What should have been my junior year was still, credit-wise, my sophomore year; and it was therefore agonizing to watch friends pack themselves up for various junior year study abroad programs--France, England, Spain, India, Italy and of course, Israel. Oh, man, I was shattered at not being able to go. I dreamed about it. Talked about it. Yearned for it, even. And one day, when I could no longer take it, I went to see the Dean of Students, Paul Ginsberg. A giant. A bear of a man. Psychologist. Zionist. Had even smuggled guns from Cypress in the pre-state years. Heroic state builder. He'd get me there. Immediately.
My sense of anticipation for the blessing I was about to receive was nothing other than the overflowing self-importance of youth. It was going to be like a noir novel. I'd get my assignment, maybe even in a dossier, and head over on the next plane to join the chain of tradition's heroic pantheon.
An office on a campus hilltop. Shelves overflowing with books. The slow, calming hiss of a radiator on a cold day. A bearded man, fiercely secular and wise. His hand a mitt--an Eddie Matthews mitt, a Henry Aaron mitt--engulfed my own.
"Sit down," he suggested. And I told him my story. He listened. The narrative arc of my youth, the tragically realized transformation of facing a parent's death, of the Sinai-like moment of receiving the tablets of critical thinking, of a son redeeming the narrative of a father, the journey from slavery to freedom. It was a wonderful story.
"Israel doesn't need another dreamer, Andy," he said. "It needs practicality. It needs you to be productive. There are enough dreamers there." It was a year before I'd learn to inculcate those words with these words, written by Ginsberg's contemporary, the poet Yehuda Amichai: "The air over Jerusalem is saturated with prayers and dreams, like the air over industrial cities. It's hard to breathe."
That was thirty years ago.
It's a lifetime. And much more than a lifetime when compared to the lives of children cut short in this latest, agonizing, repulsive war that chokes us all with grief, anger, sadness and pain. "It's hard to breathe."

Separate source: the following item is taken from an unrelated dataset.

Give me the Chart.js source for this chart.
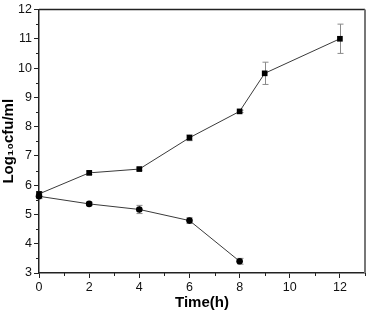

I've heard my teachers' voices echo in my soul these past weeks, wondering what to do from here, in the West, while my heart remains, as it always has, in the East. The persistence of hatred and war after all these years combined with a broader extremism on the march has the potential to confuse, to blind, to leave us grasping for the allure of dangerous totalities. A land without Jews. A land without Arabs. Texts with my own child from a safe room in West Jerusalem. Facebook messages from friends in East Jerusalem. Macabre updates from safe rooms in Tel Aviv. And the war of images and opinions, of deconstructed news biases from Gaza to Ashkelon, of the seemingly hopeless search for objectivity in a land where bombs are dropping, terror is looming, consensus is elusive--this war of images is taking place in the context of a region torn apart--not, mind you, by the sheer weight of good people everywhere merely wanting to survive but by bad people doing bad things and drawing good people into the line of fire; and good people being forced to do bad things in order to prevent more bad things from happening.
Relativistic nonsense you say? Not in the least. In fact, I remain a proud Zionist. Fortified as ever, resilient with hope, faithful in my belief that the Jewish people need and deserve, like any other nation, a state of our own. And, because of this, I recognize the necessity and legitimacy of Palestinians' right to self-determination and to a state of their own. I both abhor the killing and admire deeply, enduringly, the quiet heroism of Israelis and Palestinians who are weathering, yet again, a seemingly intolerable descent into violence and madness.
During the course of the past few weeks, I have read more arguments over the rightness of each cause and the irredeemable sins of each side to convince me, yet again, that there is no path forward other than compromise. The Jewish people will not get all they want in the historic land of Israel; and the Palestinian people will not get all they want in the historic land of the Palestinian people. That essential truth has never changed, in my opinion, over the course of the past one hundred years.
Try as the most extreme elements on either side might, maximalist views lead in one direction: to the grave. And we'll just keep bloodying ourselves, defending ourselves, justifying our actions to ourselves, until there is compromise and peace. Until we learn that in our own sometimes deluded efforts to carry out the will of our God who loves us like no other, or the will of a Godless God of hatred and death, we will simply be dealing with the continual collateral damage of our own self-destruction. We will pay the price until we understand, fundamentally, that we are responsible for one another. Period. Anything other than that is a world whose very foundation we are apt to destroy.
What did Amichai say about the diameter of a bomb? "And I won't even mention the crying of orphans that reaches up to the throne of God and beyond, making a circle with no end and no God."
There is no other way. No other way than hope, paired with the practical decisions that derive from the belief and the knowledge that we all deserve better, not through the miraculous totalities of dreamers but the hardscrabble facts of builders.
As a Jew and as a human this word screams out for life: Hope.